Of note, the SEC and DOJ brought insider trading charges on different legal theories. The SEC charged the defendants under the Securities and Exchange Act of 1934 (the “Exchange Act”), which prohibits fraud in connection with the purchase or sale of “securities.” Critically, the SEC contends that at least nine of the crypto assets should be classified as securities, and will be required to prove that assertion, in addition to the other elements of insider trading, in order to prevail on its charges. (Relatedly, the SEC is also reportedly investigating whether Coinbase itself violated the securities laws by listing these cryptocurrencies and thereby allowing the public trading of unregistered securities.)
The DOJ, however, did not charge the defendants with securities fraud under the Exchange Act, but rather, under the federal conspiracy and wire fraud statutes, which are not available to the SEC. Its indictment thus effectively sidesteps the question of whether cryptocurrencies are securities. The DOJ took a similar approach in June, when it brought its first digital asset insider trading case against a former product manager at a major online marketplace for the purchase and sale of non-fungible tokens, or NFTs, on wire fraud and money laundering charges.
The DOJ’s decision to pursue insider trading on a wire fraud theory may reflect a desire to avoid the often convoluted analysis that courts apply to determine whether an asset is a security. The SEC’s jurisdictional argument is based upon the “Howey test,” as articulated in the 1946 Supreme Court case SEC v. W. J. Howey Co. That seminal case centered on the meaning of the term “investment contract” as used in the definition of “security” within the Securities Act of 1933. Howey held that an investment contract is defined as “a contract, transaction or scheme whereby a person invests his money in a common enterprise and is led to expect profits solely from the efforts of the promoter or a third party.” In reaching that conclusion, the Court emphasized that economic reality should control over the form of the asset when evaluating whether or not it qualifies as an investment contract, and thus, a security.
In the Wahi action, the SEC contends that at least some of the crypto assets at issue are a type of investment contract, because the issuers allegedly “solicited investors by touting the potential for profits to be earned from investing in these securities based on the efforts of others” through statements on the issuers’ websites, social media, and in white papers. The issuers also allegedly emphasized both (i) “the ability for investors to resell these tokens in the secondary markets,” and, importantly, (ii) the issuers’ “efforts to get their crypto asset securities listed on secondary trading platforms, and the critical role that executives and others at the company played in turning the company into a success, thereby increasing the value of the crypto asset security.”

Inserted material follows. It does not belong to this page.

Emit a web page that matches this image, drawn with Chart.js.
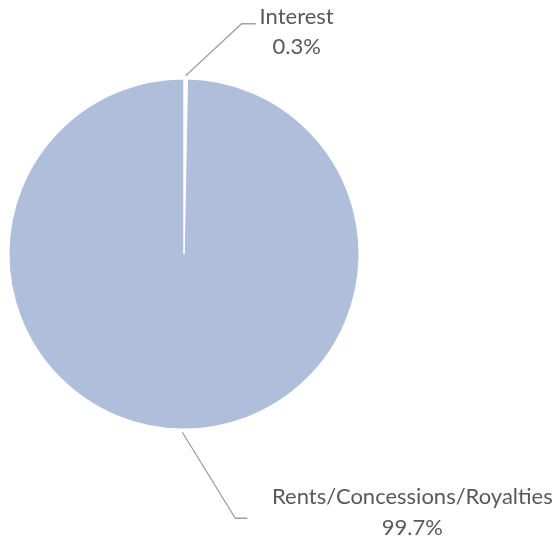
<!DOCTYPE html>
<html>
<head>
<meta charset="utf-8">
<script src="https://cdn.jsdelivr.net/npm/chart.js@4/dist/chart.umd.min.js"></script>
<style>
  html, body { margin: 0; padding: 0; background: #ffffff; }
  #wrap { width: 557px; height: 538px; position: relative; }
</style>
</head>
<body>
<div id="wrap"><canvas id="c" width="557" height="538"></canvas></div>
<script>
// Revenue sources, share of total (%)
const categories = ["Interest", "Rents/Concessions/Royalties"];
const shares = [0.3, 99.7];
const percentLabels = ["0.3%", "99.7%"];

const sliceColors = ["#ffffff", "#afbfdb"];
const labelFont = "22px Lato, 'Open Sans', sans-serif";
const textColor = "#595959";
const leaderColor = "#a0a0a0";

// Per-slice callout geometry: elbow offset from the slice's rim point,
// horizontal tail length, and text placement relative to the tail end.
const callouts = [
  { elbow: [56, -55], tail: 14, textDx: 41, line1Dy: -7, line2Dy: 23 },
  { elbow: [53, 89], tail: 12, textDx: 165, line1Dy: -21, line2Dy: 10 }
];

const calloutPlugin = {
  id: "callouts",
  afterDraw(chart) {
    const ctx = chart.ctx;
    const meta = chart.getDatasetMeta(0);
    meta.data.forEach((arc, i) => {
      const p = arc.getProps(["x", "y", "startAngle", "endAngle", "outerRadius"], true);
      const mid = (p.startAngle + p.endAngle) / 2;
      const rim = [p.x + Math.cos(mid) * p.outerRadius, p.y + Math.sin(mid) * p.outerRadius];
      const start = [p.x + Math.cos(mid) * (p.outerRadius + 3), p.y + Math.sin(mid) * (p.outerRadius + 3)];
      const c = callouts[i];
      const elbow = [rim[0] + c.elbow[0], rim[1] + c.elbow[1]];
      const end = [elbow[0] + c.tail, elbow[1]];
      ctx.save();
      ctx.strokeStyle = leaderColor;
      ctx.lineWidth = 1.3;
      ctx.beginPath();
      ctx.moveTo(start[0], start[1]);
      ctx.lineTo(elbow[0], elbow[1]);
      ctx.lineTo(end[0], end[1]);
      ctx.stroke();
      ctx.fillStyle = textColor;
      ctx.font = labelFont;
      ctx.textAlign = "center";
      ctx.textBaseline = "middle";
      const tx = end[0] + c.textDx;
      ctx.fillText(categories[i], tx, end[1] + c.line1Dy);
      ctx.fillText(percentLabels[i], tx, end[1] + c.line2Dy);
      ctx.restore();
    });
  }
};

new Chart(document.getElementById("c"), {
  type: "pie",
  data: {
    labels: categories,
    datasets: [{
      data: shares,
      backgroundColor: sliceColors,
      borderColor: "#ffffff",
      borderWidth: 1.5
    }]
  },
  options: {
    responsive: false,
    animation: false,
    layout: { padding: { left: 8, right: 197, top: 78, bottom: 108 } },
    plugins: {
      legend: { display: false },
      tooltip: { enabled: false }
    }
  },
  plugins: [calloutPlugin]
});
</script>
</body>
</html>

This legal issue already has come to a head in the closely-watched SEC enforcement action against Ripple Labs in connection with the sale of its digital asset XRP, allegedly in violation of the registration requirements under the Securities Act. Ripple has mounted an aggressive defense in that case, which may yield needed guidance on the issue.
The regulatory uncertainty as to the status of crypto assets has caught the attention of some prominent lawmakers and regulators (and led Coinbase itself, on the same day that the SEC filed its complaint, to make a petition to the SEC requesting further rulemaking to clarify which digital assets are securities). Caroline Pham, a Republican member of the Commodity Futures Trading Commission, characterized the SEC’s action as a “striking example of regulation by enforcement.” Senator Pat Toomey, a Republican ranking member of the Senate Banking Committee, similarly criticized the SEC for, in his view, failing to provide “regulatory clarity prior to enforcement.” (The SEC did issue guidance in 2019 explaining its “Framework for ‘Investment Contract’ Analysis of Digital Assets,” though opinions differ as to whether that guidance is sufficient.) Moreover, a bipartisan bill introduced in the Senate last month would significantly curtail the SEC’s jurisdiction over cryptocurrency, though Congress is unlikely to vote on the bill for at least the rest of 2022, according to one of the Senators who introduced it.
Regardless, the SEC has signaled that this will not be the last enforcement action on this front. In the agency’s press release announcing the Coinbase action, Gurbir Grewal, the Director of the Enforcement Division, stated clearly that enforcement actions would continue “to ensure a level playing field for investors, regardless of the label placed on the securities involved.”
Because the DOJ, as a criminal law enforcement agency, has a higher burden of proof and therefore typically brings fewer insider trading cases than the SEC, a restriction of the SEC’s jurisdiction over digital assets by the courts or Congress would likely limit future insider trading actions involving these assets. For the time being, however, the Wahi actions reflect the government’s continuing prioritization of crypto enforcement and the remarkable expansion of the resources it has devoted to this space.
We expect that the government will continue to target individuals employed by issuers and exchanges as well as others who possess arguably market-moving information about cryptocurrency or other digital assets, and who tip or trade in breach of a duty of confidentiality to their employers or other source of the information, or trade on a tip with the knowledge of such a breach. Such individuals should therefore carefully consider the risk that the SEC or DOJ might view them as falling within this category before sharing information or trading. Issuers of digital assets and exchanges should also be mindful of the risk of secondary insider trading liability as control persons and/or aiders-and-abettors, and should ensure that their policies and procedures effectively address the misuse of material non-public information by employees and consultants.
We will continue to provide updates on the evolving crypto enforcement landscape.